I can't overstate the level of procrastination. The idea has been running around my head for over a decade now. I've spent entire evenings staring at the wall stuck in a mental loop. I have free time so I should start my project, but I've convinced myself I'll fail so why start. If I try to do something else I feel guilty for not at least trying to work on the project. I don't want to start, but I don't want to do anything else either. Before I know it, the whole evening is gone, it's time for bed and I've done nothing but brood.
It's unhealthy, it's getting worse and I need to break the cycle. Either dismiss the idea and move on or start the damned project.
I can't dismiss the idea because a tiny part of me thinks that it could be the best work I do and I need to find out if I'm up to the task. So I should start. And I should start by explaining what the idea is. For anyone who knows me, it won't be a surprise, I've been "joking" about the idea for years.
I've been using HCL Domino to develop applications since it was called Lotus Notes. Despite its bad reputation I think it's a solid development platform with excellent features, just wrapped in an ugly neglected shell. I don't understand why it has no real competitors, not ones with feature parity anyway. I'm constantly surprised by modern platforms that claim to be its equivalent, missing what makes Domino unique. I'm also frustrated with the direction that HCL seems to be going in with the development of the product, focusing on features that I don't use and ignoring problems that irritate me daily.
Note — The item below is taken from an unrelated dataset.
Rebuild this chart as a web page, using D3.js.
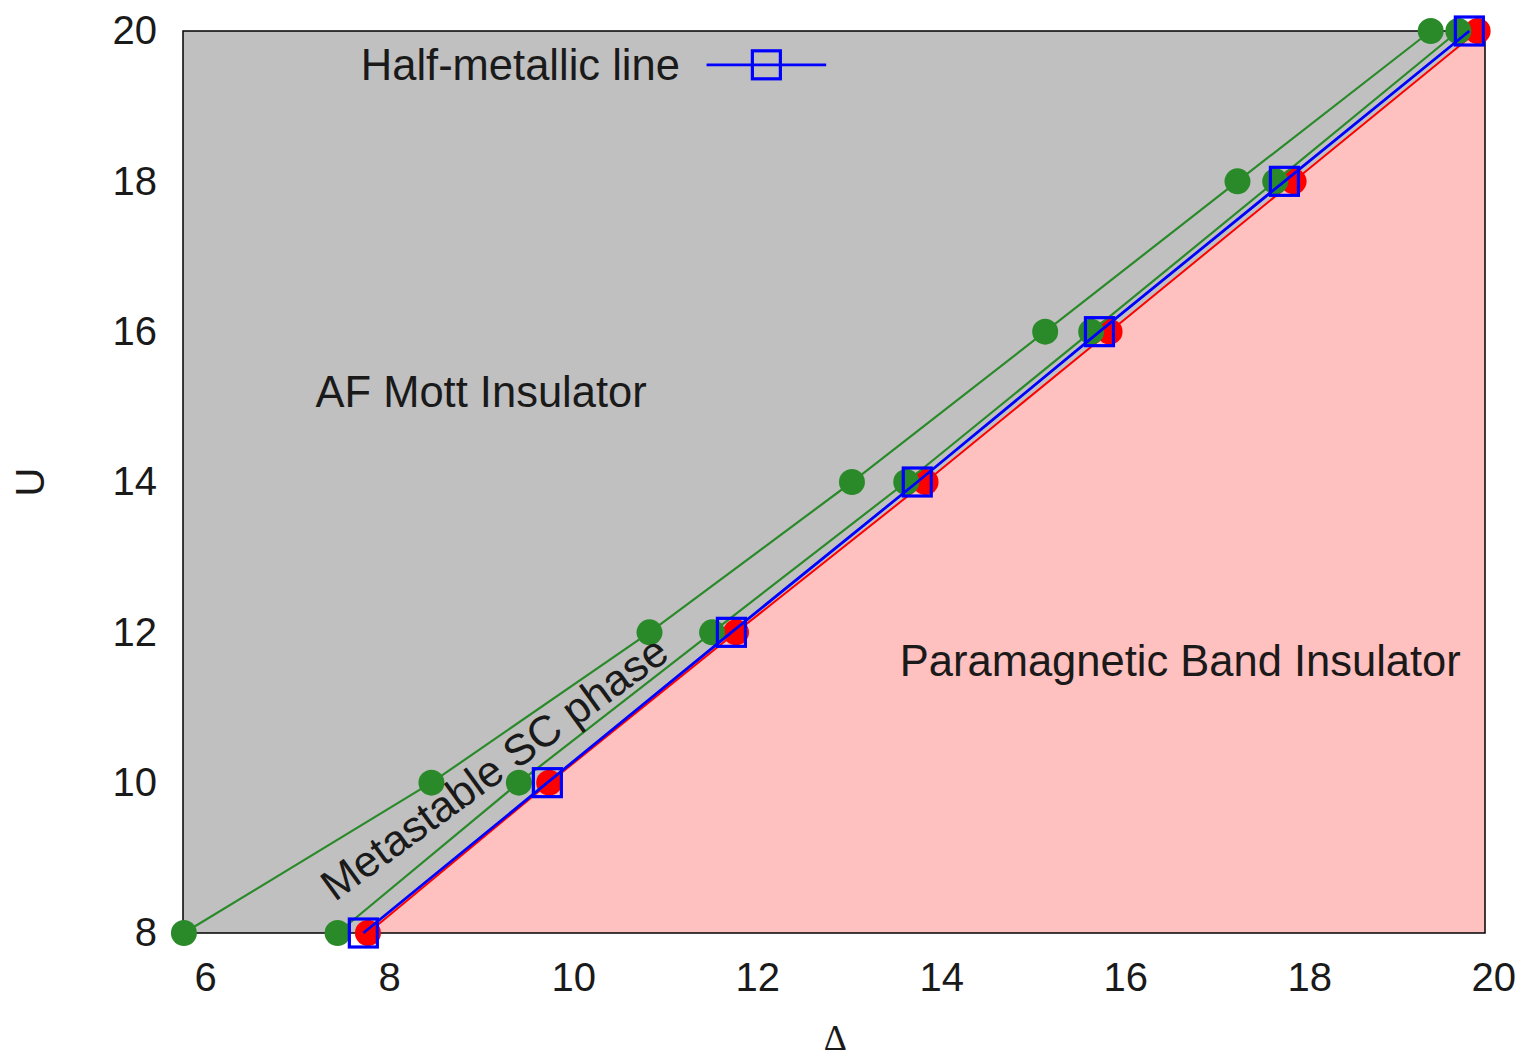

It's entirely possible I'm using Domino incorrectly, or simply using the wrong platform. But I can't seem to find one that meets my needs. Which brings me to the idea I can't seem to dismiss. I should build my own. How hard can it be?
Initially this will be the primary topic of this blog, an exportation of how I use Domino and what it would take to build a replacement suited to me. To be clear, this is a learning exercise. I've been thinking about the internals of something like Domino for a long time and I want to see and understand what makes it work. I am a realist, I don't expect to end up with a commercial product at the end, I'm making a toy I can play and experiment with. Ultimately I just want to code and this is the thing I want to code today.